WHAT TO WORK ON:
Set the listing down again exactly, please, apart from its pictures.
★ ★ ★ ★
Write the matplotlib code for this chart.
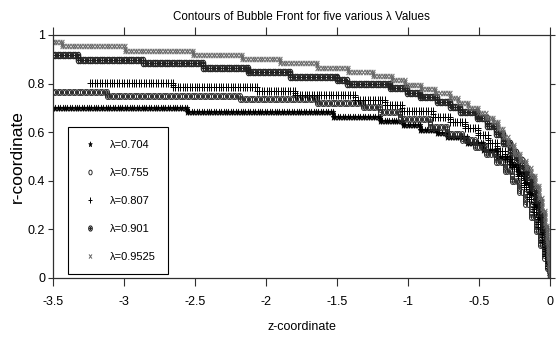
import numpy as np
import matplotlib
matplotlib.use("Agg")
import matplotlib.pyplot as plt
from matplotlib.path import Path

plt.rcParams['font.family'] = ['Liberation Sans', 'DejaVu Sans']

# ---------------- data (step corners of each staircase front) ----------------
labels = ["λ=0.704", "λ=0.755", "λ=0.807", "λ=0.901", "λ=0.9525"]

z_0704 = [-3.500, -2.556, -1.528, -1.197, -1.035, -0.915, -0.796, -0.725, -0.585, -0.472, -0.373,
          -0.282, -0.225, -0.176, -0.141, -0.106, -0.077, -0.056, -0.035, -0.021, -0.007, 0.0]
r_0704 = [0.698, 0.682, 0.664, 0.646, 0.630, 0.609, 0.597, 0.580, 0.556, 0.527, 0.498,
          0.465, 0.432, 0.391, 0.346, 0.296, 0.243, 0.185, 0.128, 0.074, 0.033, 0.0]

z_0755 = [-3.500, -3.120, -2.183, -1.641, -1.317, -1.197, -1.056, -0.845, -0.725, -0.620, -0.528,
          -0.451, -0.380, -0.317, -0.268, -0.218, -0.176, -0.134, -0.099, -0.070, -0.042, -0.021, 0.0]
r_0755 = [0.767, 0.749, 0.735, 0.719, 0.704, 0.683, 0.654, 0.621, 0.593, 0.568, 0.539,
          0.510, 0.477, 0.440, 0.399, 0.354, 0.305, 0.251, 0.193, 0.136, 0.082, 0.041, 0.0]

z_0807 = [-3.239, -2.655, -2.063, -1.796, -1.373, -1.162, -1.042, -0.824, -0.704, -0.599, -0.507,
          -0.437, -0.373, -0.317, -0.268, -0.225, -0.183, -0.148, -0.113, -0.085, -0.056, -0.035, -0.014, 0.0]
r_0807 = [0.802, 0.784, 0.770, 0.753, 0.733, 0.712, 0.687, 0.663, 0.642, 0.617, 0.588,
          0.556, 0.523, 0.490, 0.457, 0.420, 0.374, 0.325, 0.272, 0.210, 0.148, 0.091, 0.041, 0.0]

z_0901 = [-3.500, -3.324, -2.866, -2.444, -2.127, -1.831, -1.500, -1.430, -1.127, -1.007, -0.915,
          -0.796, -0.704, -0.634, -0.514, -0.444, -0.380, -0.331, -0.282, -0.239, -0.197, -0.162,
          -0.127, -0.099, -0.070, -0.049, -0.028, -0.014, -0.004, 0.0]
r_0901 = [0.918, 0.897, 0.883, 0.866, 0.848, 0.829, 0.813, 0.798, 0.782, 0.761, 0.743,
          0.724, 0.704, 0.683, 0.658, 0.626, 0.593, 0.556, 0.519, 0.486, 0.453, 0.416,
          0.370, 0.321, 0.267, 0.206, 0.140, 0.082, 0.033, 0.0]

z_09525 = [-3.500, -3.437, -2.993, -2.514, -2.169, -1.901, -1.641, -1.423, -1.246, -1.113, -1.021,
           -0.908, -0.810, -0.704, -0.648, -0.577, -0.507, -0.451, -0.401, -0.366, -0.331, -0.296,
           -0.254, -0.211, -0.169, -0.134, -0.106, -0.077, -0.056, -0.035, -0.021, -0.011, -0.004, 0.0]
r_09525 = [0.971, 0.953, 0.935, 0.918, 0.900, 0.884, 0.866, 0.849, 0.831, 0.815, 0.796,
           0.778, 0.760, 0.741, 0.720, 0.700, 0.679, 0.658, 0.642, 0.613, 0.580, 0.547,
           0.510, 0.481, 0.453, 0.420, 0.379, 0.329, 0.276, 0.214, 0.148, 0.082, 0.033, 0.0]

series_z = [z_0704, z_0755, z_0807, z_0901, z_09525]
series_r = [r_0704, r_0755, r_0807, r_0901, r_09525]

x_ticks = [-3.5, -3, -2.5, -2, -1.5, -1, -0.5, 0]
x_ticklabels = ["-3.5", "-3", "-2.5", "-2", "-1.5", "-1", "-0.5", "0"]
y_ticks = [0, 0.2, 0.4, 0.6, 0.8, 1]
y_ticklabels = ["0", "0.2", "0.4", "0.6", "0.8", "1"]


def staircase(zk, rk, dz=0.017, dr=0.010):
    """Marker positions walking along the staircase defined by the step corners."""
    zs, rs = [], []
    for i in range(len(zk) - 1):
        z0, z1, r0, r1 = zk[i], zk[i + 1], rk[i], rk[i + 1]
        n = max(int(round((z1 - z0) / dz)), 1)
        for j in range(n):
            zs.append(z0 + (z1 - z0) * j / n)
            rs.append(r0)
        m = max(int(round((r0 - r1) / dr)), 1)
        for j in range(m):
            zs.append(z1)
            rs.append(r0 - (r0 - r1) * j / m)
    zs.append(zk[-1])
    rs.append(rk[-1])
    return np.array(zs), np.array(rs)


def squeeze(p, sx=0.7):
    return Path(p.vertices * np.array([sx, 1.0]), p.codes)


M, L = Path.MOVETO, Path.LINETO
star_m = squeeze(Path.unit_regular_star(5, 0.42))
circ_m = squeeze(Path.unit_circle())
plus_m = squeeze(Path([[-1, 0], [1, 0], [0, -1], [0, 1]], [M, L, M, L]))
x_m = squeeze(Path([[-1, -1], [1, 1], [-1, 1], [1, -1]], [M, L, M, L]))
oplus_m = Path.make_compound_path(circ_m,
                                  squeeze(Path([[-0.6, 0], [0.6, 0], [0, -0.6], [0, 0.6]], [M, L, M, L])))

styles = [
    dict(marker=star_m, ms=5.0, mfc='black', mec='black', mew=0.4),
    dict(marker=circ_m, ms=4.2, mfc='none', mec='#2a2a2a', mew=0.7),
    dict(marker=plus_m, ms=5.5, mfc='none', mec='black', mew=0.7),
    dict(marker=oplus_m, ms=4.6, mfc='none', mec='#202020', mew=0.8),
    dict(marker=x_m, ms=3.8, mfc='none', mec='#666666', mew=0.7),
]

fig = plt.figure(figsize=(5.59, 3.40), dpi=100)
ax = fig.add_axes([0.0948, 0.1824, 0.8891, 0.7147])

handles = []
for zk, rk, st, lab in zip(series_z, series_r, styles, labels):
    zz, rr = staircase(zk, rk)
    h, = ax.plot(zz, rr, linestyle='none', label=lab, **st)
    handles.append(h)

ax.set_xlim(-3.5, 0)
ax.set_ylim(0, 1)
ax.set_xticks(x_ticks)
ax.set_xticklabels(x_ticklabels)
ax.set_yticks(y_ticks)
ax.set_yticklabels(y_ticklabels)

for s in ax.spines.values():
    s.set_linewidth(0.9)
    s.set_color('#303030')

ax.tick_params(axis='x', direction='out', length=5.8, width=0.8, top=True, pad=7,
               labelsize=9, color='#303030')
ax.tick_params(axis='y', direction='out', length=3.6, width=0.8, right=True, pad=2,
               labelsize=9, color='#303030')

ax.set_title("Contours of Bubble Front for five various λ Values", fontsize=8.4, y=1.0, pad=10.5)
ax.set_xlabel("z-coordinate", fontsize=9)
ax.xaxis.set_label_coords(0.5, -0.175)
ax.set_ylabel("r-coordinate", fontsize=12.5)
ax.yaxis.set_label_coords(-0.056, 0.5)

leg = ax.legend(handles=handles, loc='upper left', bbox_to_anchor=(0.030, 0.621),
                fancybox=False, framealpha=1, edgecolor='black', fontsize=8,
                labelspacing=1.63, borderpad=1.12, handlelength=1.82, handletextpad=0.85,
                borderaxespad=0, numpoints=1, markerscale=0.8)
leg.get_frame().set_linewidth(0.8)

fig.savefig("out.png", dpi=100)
★ ★ ★ ★
OUTPUT FOR THIS TASK:
Write the matplotlib code for this chart.
import numpy as np
import matplotlib
matplotlib.use("Agg")
import matplotlib.pyplot as plt
from matplotlib.path import Path

plt.rcParams['font.family'] = ['Liberation Sans', 'DejaVu Sans']

# ---------------- data (step corners of each staircase front) ----------------
labels = ["λ=0.704", "λ=0.755", "λ=0.807", "λ=0.901", "λ=0.9525"]

z_0704 = [-3.500, -2.556, -1.528, -1.197, -1.035, -0.915, -0.796, -0.725, -0.585, -0.472, -0.373,
          -0.282, -0.225, -0.176, -0.141, -0.106, -0.077, -0.056, -0.035, -0.021, -0.007, 0.0]
r_0704 = [0.698, 0.682, 0.664, 0.646, 0.630, 0.609, 0.597, 0.580, 0.556, 0.527, 0.498,
          0.465, 0.432, 0.391, 0.346, 0.296, 0.243, 0.185, 0.128, 0.074, 0.033, 0.0]

z_0755 = [-3.500, -3.120, -2.183, -1.641, -1.317, -1.197, -1.056, -0.845, -0.725, -0.620, -0.528,
          -0.451, -0.380, -0.317, -0.268, -0.218, -0.176, -0.134, -0.099, -0.070, -0.042, -0.021, 0.0]
r_0755 = [0.767, 0.749, 0.735, 0.719, 0.704, 0.683, 0.654, 0.621, 0.593, 0.568, 0.539,
          0.510, 0.477, 0.440, 0.399, 0.354, 0.305, 0.251, 0.193, 0.136, 0.082, 0.041, 0.0]

z_0807 = [-3.239, -2.655, -2.063, -1.796, -1.373, -1.162, -1.042, -0.824, -0.704, -0.599, -0.507,
          -0.437, -0.373, -0.317, -0.268, -0.225, -0.183, -0.148, -0.113, -0.085, -0.056, -0.035, -0.014, 0.0]
r_0807 = [0.802, 0.784, 0.770, 0.753, 0.733, 0.712, 0.687, 0.663, 0.642, 0.617, 0.588,
          0.556, 0.523, 0.490, 0.457, 0.420, 0.374, 0.325, 0.272, 0.210, 0.148, 0.091, 0.041, 0.0]

z_0901 = [-3.500, -3.324, -2.866, -2.444, -2.127, -1.831, -1.500, -1.430, -1.127, -1.007, -0.915,
          -0.796, -0.704, -0.634, -0.514, -0.444, -0.380, -0.331, -0.282, -0.239, -0.197, -0.162,
          -0.127, -0.099, -0.070, -0.049, -0.028, -0.014, -0.004, 0.0]
r_0901 = [0.918, 0.897, 0.883, 0.866, 0.848, 0.829, 0.813, 0.798, 0.782, 0.761, 0.743,
          0.724, 0.704, 0.683, 0.658, 0.626, 0.593, 0.556, 0.519, 0.486, 0.453, 0.416,
          0.370, 0.321, 0.267, 0.206, 0.140, 0.082, 0.033, 0.0]

z_09525 = [-3.500, -3.437, -2.993, -2.514, -2.169, -1.901, -1.641, -1.423, -1.246, -1.113, -1.021,
           -0.908, -0.810, -0.704, -0.648, -0.577, -0.507, -0.451, -0.401, -0.366, -0.331, -0.296,
           -0.254, -0.211, -0.169, -0.134, -0.106, -0.077, -0.056, -0.035, -0.021, -0.011, -0.004, 0.0]
r_09525 = [0.971, 0.953, 0.935, 0.918, 0.900, 0.884, 0.866, 0.849, 0.831, 0.815, 0.796,
           0.778, 0.760, 0.741, 0.720, 0.700, 0.679, 0.658, 0.642, 0.613, 0.580, 0.547,
           0.510, 0.481, 0.453, 0.420, 0.379, 0.329, 0.276, 0.214, 0.148, 0.082, 0.033, 0.0]

series_z = [z_0704, z_0755, z_0807, z_0901, z_09525]
series_r = [r_0704, r_0755, r_0807, r_0901, r_09525]

x_ticks = [-3.5, -3, -2.5, -2, -1.5, -1, -0.5, 0]
x_ticklabels = ["-3.5", "-3", "-2.5", "-2", "-1.5", "-1", "-0.5", "0"]
y_ticks = [0, 0.2, 0.4, 0.6, 0.8, 1]
y_ticklabels = ["0", "0.2", "0.4", "0.6", "0.8", "1"]


def staircase(zk, rk, dz=0.017, dr=0.010):
    """Marker positions walking along the staircase defined by the step corners."""
    zs, rs = [], []
    for i in range(len(zk) - 1):
        z0, z1, r0, r1 = zk[i], zk[i + 1], rk[i], rk[i + 1]
        n = max(int(round((z1 - z0) / dz)), 1)
        for j in range(n):
            zs.append(z0 + (z1 - z0) * j / n)
            rs.append(r0)
        m = max(int(round((r0 - r1) / dr)), 1)
        for j in range(m):
            zs.append(z1)
            rs.append(r0 - (r0 - r1) * j / m)
    zs.append(zk[-1])
    rs.append(rk[-1])
    return np.array(zs), np.array(rs)


def squeeze(p, sx=0.7):
    return Path(p.vertices * np.array([sx, 1.0]), p.codes)


M, L = Path.MOVETO, Path.LINETO
star_m = squeeze(Path.unit_regular_star(5, 0.42))
circ_m = squeeze(Path.unit_circle())
plus_m = squeeze(Path([[-1, 0], [1, 0], [0, -1], [0, 1]], [M, L, M, L]))
x_m = squeeze(Path([[-1, -1], [1, 1], [-1, 1], [1, -1]], [M, L, M, L]))
oplus_m = Path.make_compound_path(circ_m,
                                  squeeze(Path([[-0.6, 0], [0.6, 0], [0, -0.6], [0, 0.6]], [M, L, M, L])))

styles = [
    dict(marker=star_m, ms=5.0, mfc='black', mec='black', mew=0.4),
    dict(marker=circ_m, ms=4.2, mfc='none', mec='#2a2a2a', mew=0.7),
    dict(marker=plus_m, ms=5.5, mfc='none', mec='black', mew=0.7),
    dict(marker=oplus_m, ms=4.6, mfc='none', mec='#202020', mew=0.8),
    dict(marker=x_m, ms=3.8, mfc='none', mec='#666666', mew=0.7),
]

fig = plt.figure(figsize=(5.59, 3.40), dpi=100)
ax = fig.add_axes([0.0948, 0.1824, 0.8891, 0.7147])

handles = []
for zk, rk, st, lab in zip(series_z, series_r, styles, labels):
    zz, rr = staircase(zk, rk)
    h, = ax.plot(zz, rr, linestyle='none', label=lab, **st)
    handles.append(h)

ax.set_xlim(-3.5, 0)
ax.set_ylim(0, 1)
ax.set_xticks(x_ticks)
ax.set_xticklabels(x_ticklabels)
ax.set_yticks(y_ticks)
ax.set_yticklabels(y_ticklabels)

for s in ax.spines.values():
    s.set_linewidth(0.9)
    s.set_color('#303030')

ax.tick_params(axis='x', direction='out', length=5.8, width=0.8, top=True, pad=7,
               labelsize=9, color='#303030')
ax.tick_params(axis='y', direction='out', length=3.6, width=0.8, right=True, pad=2,
               labelsize=9, color='#303030')

ax.set_title("Contours of Bubble Front for five various λ Values", fontsize=8.4, y=1.0, pad=10.5)
ax.set_xlabel("z-coordinate", fontsize=9)
ax.xaxis.set_label_coords(0.5, -0.175)
ax.set_ylabel("r-coordinate", fontsize=12.5)
ax.yaxis.set_label_coords(-0.056, 0.5)

leg = ax.legend(handles=handles, loc='upper left', bbox_to_anchor=(0.030, 0.621),
                fancybox=False, framealpha=1, edgecolor='black', fontsize=8,
                labelspacing=1.63, borderpad=1.12, handlelength=1.82, handletextpad=0.85,
                borderaxespad=0, numpoints=1, markerscale=0.8)
leg.get_frame().set_linewidth(0.8)

fig.savefig("out.png", dpi=100)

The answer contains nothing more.